Adoption par l’enfant. Le fait de considérer un enfant comme son enfant, de l’adopter selon la loi, de l’aimer et de vouloir son bien ne suffit pas à ce que cet enfant se sente lui-même votre enfant. Si, dans la plupart des cas, cette réciprocité de l’adoption s’est fait assez rapidement, elle a pu être plus longue, douloureuse, voire impossible. Une fille venue chez elle à neuf ans a connu une période durant laquelle elle rejetait complètement sa mère en tant que mère. « Pourquoi êtes-vous allés me chercher ? » a-t-elle demandé à sa mère.
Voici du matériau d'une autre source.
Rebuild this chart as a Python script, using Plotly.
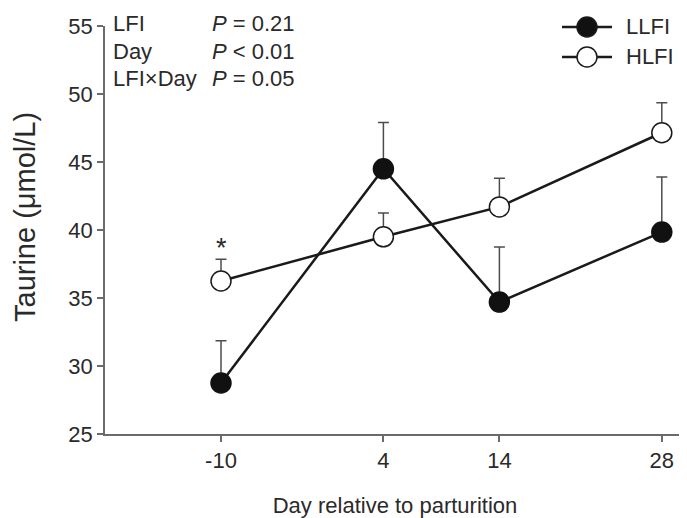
import plotly.graph_objects as go

# ---- data ----
days = [-10, 4, 14, 28]
llfi_mean = [28.75, 44.5, 34.7, 39.85]
llfi_se = [3.1, 3.4, 4.05, 4.05]
hlfi_mean = [36.25, 39.5, 41.7, 47.15]
hlfi_se = [1.6, 1.75, 2.1, 2.2]
x_ticks = [-10, 4, 14, 28]
y_ticks = [25, 30, 35, 40, 45, 50, 55]
stats_labels = ["LFI", "Day", "LFI×Day"]
stats_values = ["<i>P</i> = 0.21", "<i>P</i> < 0.01", "<i>P</i> = 0.05"]
series_names = ["LLFI", "HLFI"]

FONT = "Liberation Sans, Arial, sans-serif"
TXT = "#2a2a2a"
AX = "#6b6b6b"

OFF = 8  # page body margin in the browser
W, H = 687 - OFF, 518 - OFF
L, T = 105 - OFF, 26 - OFF
PW, PH = 580, 408
R, B = W - L - PW, H - T - PH


def px(xr):
    # reference-window pixel x -> paper coordinate
    return (xr - OFF - L) / PW


def py(yr):
    # reference-window pixel y -> paper coordinate
    return (T + PH - (yr - OFF)) / PH


fig = go.Figure()

fig.add_trace(go.Scatter(
    x=days, y=llfi_mean, name=series_names[0], mode="lines+markers",
    line=dict(color="#1a1a1a", width=2.5),
    marker=dict(size=20, color="#111111", line=dict(color="#111111", width=1.5)),
    error_y=dict(type="data", symmetric=False, array=llfi_se, arrayminus=[0] * 4,
                 color="#4d4d4d", thickness=1.5, width=5.5),
    showlegend=False,
))
fig.add_trace(go.Scatter(
    x=days, y=hlfi_mean, name=series_names[1], mode="lines+markers",
    line=dict(color="#1a1a1a", width=2.5),
    marker=dict(size=20, color="white", line=dict(color="#1a1a1a", width=1.5)),
    error_y=dict(type="data", symmetric=False, array=hlfi_se, arrayminus=[0] * 4,
                 color="#4d4d4d", thickness=1.5, width=5.5),
    showlegend=False,
))

annotations = []
# statistics block
row_y = [23, 51, 78]
for lab, val, yy in zip(stats_labels, stats_values, row_y):
    annotations.append(dict(x=px(111), y=py(yy), xref="paper", yref="paper", text=lab,
                            showarrow=False, xanchor="left", yanchor="middle",
                            font=dict(family=FONT, size=22, color=TXT)))
    annotations.append(dict(x=px(210), y=py(yy), xref="paper", yref="paper", text=val,
                            showarrow=False, xanchor="left", yanchor="middle",
                            font=dict(family=FONT, size=22, color=TXT)))

# asterisk
annotations.append(dict(x=days[0], y=hlfi_mean[0] + hlfi_se[0], xref="x", yref="y", text="*",
                        showarrow=False, xanchor="center", yanchor="bottom", yshift=-6,
                        font=dict(family=FONT, size=27, color=TXT)))

# y title
annotations.append(dict(x=px(25), y=py(217), xref="paper", yref="paper",
                        text="Taurine (μmol/L)", textangle=-90, showarrow=False,
                        xanchor="center", yanchor="middle",
                        font=dict(family=FONT, size=29, color=TXT)))

# manual legend
shapes = []
leg_y = [27, 57]
fills = ["#111111", "white"]
r = 10
for name, yy, fc in zip(series_names, leg_y, fills):
    shapes.append(dict(type="line", xref="paper", yref="paper",
                       x0=px(562), x1=px(612), y0=py(yy), y1=py(yy),
                       line=dict(color="#1a1a1a", width=2.5)))
    shapes.append(dict(type="circle", xref="paper", yref="paper",
                       x0=px(587 - r), x1=px(587 + r), y0=py(yy + r), y1=py(yy - r),
                       fillcolor=fc, line=dict(color="#1a1a1a", width=1.5)))
    annotations.append(dict(x=px(624), y=py(yy), xref="paper", yref="paper", text=name,
                            showarrow=False, xanchor="left", yanchor="middle",
                            font=dict(family=FONT, size=22, color=TXT)))

fig.update_layout(
    width=W, height=H,
    margin=dict(l=L, r=R, t=T, b=B),
    paper_bgcolor="white", plot_bgcolor="white",
    font=dict(family=FONT, size=22, color=TXT),
    xaxis=dict(range=[-20, 30], tickvals=x_ticks, ticktext=[str(v) for v in x_ticks],
               showgrid=False, zeroline=False, showline=True, linecolor=AX, linewidth=1.6,
               ticks="outside", ticklen=6, tickwidth=1.6, tickcolor=AX,
               tickfont=dict(family=FONT, size=22, color=TXT),
               title=dict(text="Day relative to parturition", standoff=26,
                          font=dict(family=FONT, size=22, color=TXT))),
    yaxis=dict(range=[25, 55], tickvals=y_ticks, showgrid=False, zeroline=False,
               showline=True, linecolor=AX, linewidth=1.6,
               ticks="outside", ticklen=6, tickwidth=1.6, tickcolor=AX,
               tickfont=dict(family=FONT, size=22, color=TXT)),
    annotations=annotations,
    shapes=shapes,
)

fig.write_html("out.html")
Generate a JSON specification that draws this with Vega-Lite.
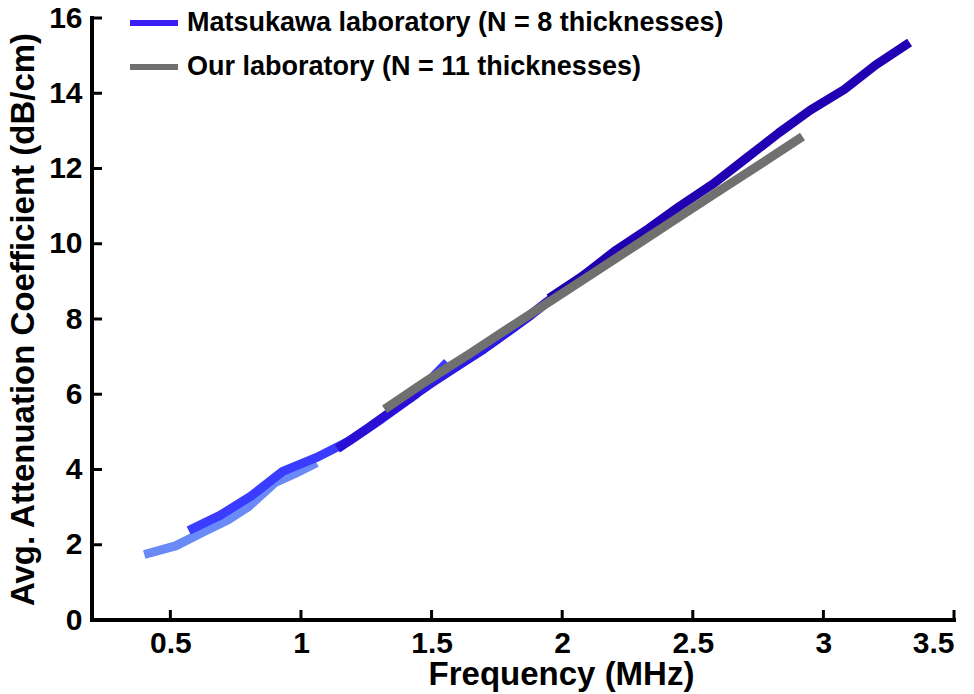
{
  "$schema": "https://vega.github.io/schema/vega-lite/v6.json",
  "autosize": {"type": "none"},
  "width": 862,
  "height": 602,
  "padding": {"left": 92, "top": 18, "right": 20, "bottom": 74},
  "background": "white",
  "config": {
    "view": {"stroke": null},
    "font": "Liberation Sans",
    "axis": {
      "grid": false,
      "domain": false,
      "ticks": false,
      "labelFont": "Liberation Sans",
      "labelFontWeight": "bold",
      "labelFontSize": 30,
      "labelColor": "black",
      "titleFont": "Liberation Sans",
      "titleFontWeight": "bold",
      "titleFontSize": 33,
      "titleColor": "black"
    },
    "legend": {
      "labelFont": "Liberation Sans",
      "labelFontWeight": "bold",
      "labelFontSize": 27,
      "labelColor": "black",
      "labelLimit": 0
    }
  },
  "datasets": {
    "matsukawa": [
      {"seg": "s1", "f": 0.40, "v": 1.74},
      {"seg": "s1", "f": 0.52, "v": 1.97},
      {"seg": "s1", "f": 0.62, "v": 2.32},
      {"seg": "s1", "f": 0.72, "v": 2.66},
      {"seg": "s1", "f": 0.80, "v": 3.02},
      {"seg": "s1", "f": 0.90, "v": 3.65},
      {"seg": "s1", "f": 0.98, "v": 3.90},
      {"seg": "s1", "f": 1.06, "v": 4.18},
      {"seg": "s2", "f": 0.57, "v": 2.38},
      {"seg": "s2", "f": 0.69, "v": 2.78},
      {"seg": "s2", "f": 0.81, "v": 3.30},
      {"seg": "s2", "f": 0.93, "v": 3.95},
      {"seg": "s2", "f": 1.06, "v": 4.32},
      {"seg": "s2", "f": 1.19, "v": 4.78},
      {"seg": "s2", "f": 1.31, "v": 5.35},
      {"seg": "s2", "f": 1.44, "v": 6.00},
      {"seg": "s2", "f": 1.56, "v": 6.85},
      {"seg": "s3", "f": 1.14, "v": 4.55},
      {"seg": "s3", "f": 1.26, "v": 5.12},
      {"seg": "s3", "f": 1.38, "v": 5.72},
      {"seg": "s3", "f": 1.50, "v": 6.30},
      {"seg": "s3", "f": 1.63, "v": 6.90},
      {"seg": "s3", "f": 1.75, "v": 7.45},
      {"seg": "s3", "f": 1.88, "v": 8.10},
      {"seg": "s3", "f": 2.00, "v": 8.75},
      {"seg": "s4", "f": 1.45, "v": 6.10},
      {"seg": "s4", "f": 1.57, "v": 6.62},
      {"seg": "s4", "f": 1.70, "v": 7.20},
      {"seg": "s4", "f": 1.82, "v": 7.80},
      {"seg": "s4", "f": 1.94, "v": 8.45},
      {"seg": "s4", "f": 2.07, "v": 9.10},
      {"seg": "s4", "f": 2.19, "v": 9.70},
      {"seg": "s4", "f": 2.32, "v": 10.30},
      {"seg": "s4", "f": 2.45, "v": 10.90},
      {"seg": "s5", "f": 1.95, "v": 8.55},
      {"seg": "s5", "f": 2.08, "v": 9.15},
      {"seg": "s5", "f": 2.20, "v": 9.80},
      {"seg": "s5", "f": 2.33, "v": 10.40},
      {"seg": "s5", "f": 2.45, "v": 11.00},
      {"seg": "s5", "f": 2.58, "v": 11.60},
      {"seg": "s5", "f": 2.70, "v": 12.25},
      {"seg": "s5", "f": 2.83, "v": 12.95},
      {"seg": "s5", "f": 2.95, "v": 13.55},
      {"seg": "s5", "f": 3.08, "v": 14.10},
      {"seg": "s5", "f": 3.20, "v": 14.75},
      {"seg": "s5", "f": 3.33, "v": 15.35}
    ],
    "ours": [
      {"lab": "Our laboratory (N = 11 thicknesses)", "f": 1.32, "v": 5.60},
      {"lab": "Our laboratory (N = 11 thicknesses)", "f": 1.48, "v": 6.35},
      {"lab": "Our laboratory (N = 11 thicknesses)", "f": 1.64, "v": 7.05},
      {"lab": "Our laboratory (N = 11 thicknesses)", "f": 1.80, "v": 7.78},
      {"lab": "Our laboratory (N = 11 thicknesses)", "f": 1.96, "v": 8.50},
      {"lab": "Our laboratory (N = 11 thicknesses)", "f": 2.12, "v": 9.22},
      {"lab": "Our laboratory (N = 11 thicknesses)", "f": 2.28, "v": 9.95},
      {"lab": "Our laboratory (N = 11 thicknesses)", "f": 2.44, "v": 10.68},
      {"lab": "Our laboratory (N = 11 thicknesses)", "f": 2.60, "v": 11.40},
      {"lab": "Our laboratory (N = 11 thicknesses)", "f": 2.76, "v": 12.12},
      {"lab": "Our laboratory (N = 11 thicknesses)", "f": 2.92, "v": 12.85}
    ],
    "frame": [{"k": 0, "f": 0.2, "v": 16}, {"k": 1, "f": 0.2, "v": 0}, {"k": 2, "f": 3.5, "v": 0}],
    "xticks": [{"t": 0.5}, {"t": 1}, {"t": 1.5}, {"t": 2}, {"t": 2.5}, {"t": 3}, {"t": 3.5}],
    "yticks": [{"t": 2}, {"t": 4}, {"t": 6}, {"t": 8}, {"t": 10}, {"t": 12}, {"t": 14}, {"t": 16}]
  },
  "layer": [
    {
      "data": {"name": "matsukawa"},
      "mark": {"type": "line", "strokeWidth": 9, "strokeCap": "butt", "strokeJoin": "round"},
      "encoding": {
        "x": {"field": "f", "type": "quantitative", "scale": {"domain": [0.2, 3.5], "nice": false, "zero": false},
              "axis": {"values": [0.5, 1, 1.5, 2, 2.5, 3, 3.5], "format": "~g", "title": "Frequency (MHz)", "titleFontSize": 33, "titleX": 469, "labelPadding": 8, "titlePadding": 0}},
        "y": {"field": "v", "type": "quantitative", "scale": {"domain": [0, 16], "nice": false},
              "axis": {"values": [0, 2, 4, 6, 8, 10, 12, 14, 16], "title": "Avg. Attenuation Coefficient (dB/cm)", "labelPadding": 10, "titlePadding": 8}},
        "color": {"field": "seg", "type": "nominal",
                  "scale": {"domain": ["s1", "s2", "s3", "s4", "s5"], "range": ["#6a8af7", "#3a3cff", "#2a10d4", "#2c1be6", "#2000b2"]},
                  "legend": null},
        "order": {"field": "f", "type": "quantitative"}
      }
    },
    {
      "data": {"name": "ours"},
      "mark": {"type": "line", "strokeWidth": 9, "strokeCap": "butt"},
      "encoding": {
        "x": {"field": "f", "type": "quantitative"},
        "y": {"field": "v", "type": "quantitative"},
        "color": {"field": "lab", "type": "nominal",
                  "scale": {"domain": ["Matsukawa laboratory (N = 8 thicknesses)", "Our laboratory (N = 11 thicknesses)"], "range": ["#3a1cf5", "#707070"]},
                  "legend": {"title": null, "orient": "none", "legendX": 35, "legendY": -22, "symbolType": "stroke", "symbolSize": 2304, "symbolStrokeWidth": 6, "labelOffset": 6, "rowPadding": 4, "labelLimit": 0}}
      }
    },
    {
      "data": {"name": "frame"},
      "mark": {"type": "line", "color": "black", "strokeWidth": 4, "strokeCap": "square", "strokeJoin": "miter"},
      "encoding": {
        "x": {"field": "f", "type": "quantitative"},
        "y": {"field": "v", "type": "quantitative"},
        "order": {"field": "k", "type": "quantitative"}
      }
    },
    {
      "data": {"name": "xticks"},
      "mark": {"type": "tick", "color": "black", "orient": "vertical", "size": 10, "thickness": 3, "yOffset": -5, "opacity": 1},
      "encoding": {
        "x": {"field": "t", "type": "quantitative"},
        "y": {"datum": 0, "type": "quantitative"}
      }
    },
    {
      "data": {"name": "yticks"},
      "mark": {"type": "tick", "color": "black", "orient": "horizontal", "size": 10, "thickness": 3, "xOffset": 5, "opacity": 1},
      "encoding": {
        "y": {"field": "t", "type": "quantitative"},
        "x": {"datum": 0.2, "type": "quantitative"}
      }
    }
  ],
  "resolve": {"scale": {"color": "independent"}, "legend": {"color": "independent"}}
}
Cette différence entre le processus d’adoption chez le parent et chez l’enfant est source de difficultés et de souffrance. Il semble que l’âge de l’enfant au moment de l’adoption soit un facteur essentiel. En effet, il n’a pas grand effet sur le parent : le désir d’enfant et l’acquisition de la parentalité y sont peu sensibles. Par contre l’enfant, qui avait déjà une identité, une culture, une langue, va devoir changer et apprendre à être « fils ou fille de ». Or cela ne se fait pas tout seul, même si le désir d’être adopté était présent et formulé. Un autre facteur intervient, plus flou, c’est l’histoire de l’enfant avant adoption. Nous n’en connaissons pas grand chose, mais nous faisons l’hypothèse que la vie avant adoption permet de préparer plus ou moins bien à cette adoption. Les conditions matérielles, affectives, les paroles qui lui sont prononcées, ainsi que la manière dont il a imaginé son futur ont probablement une influence.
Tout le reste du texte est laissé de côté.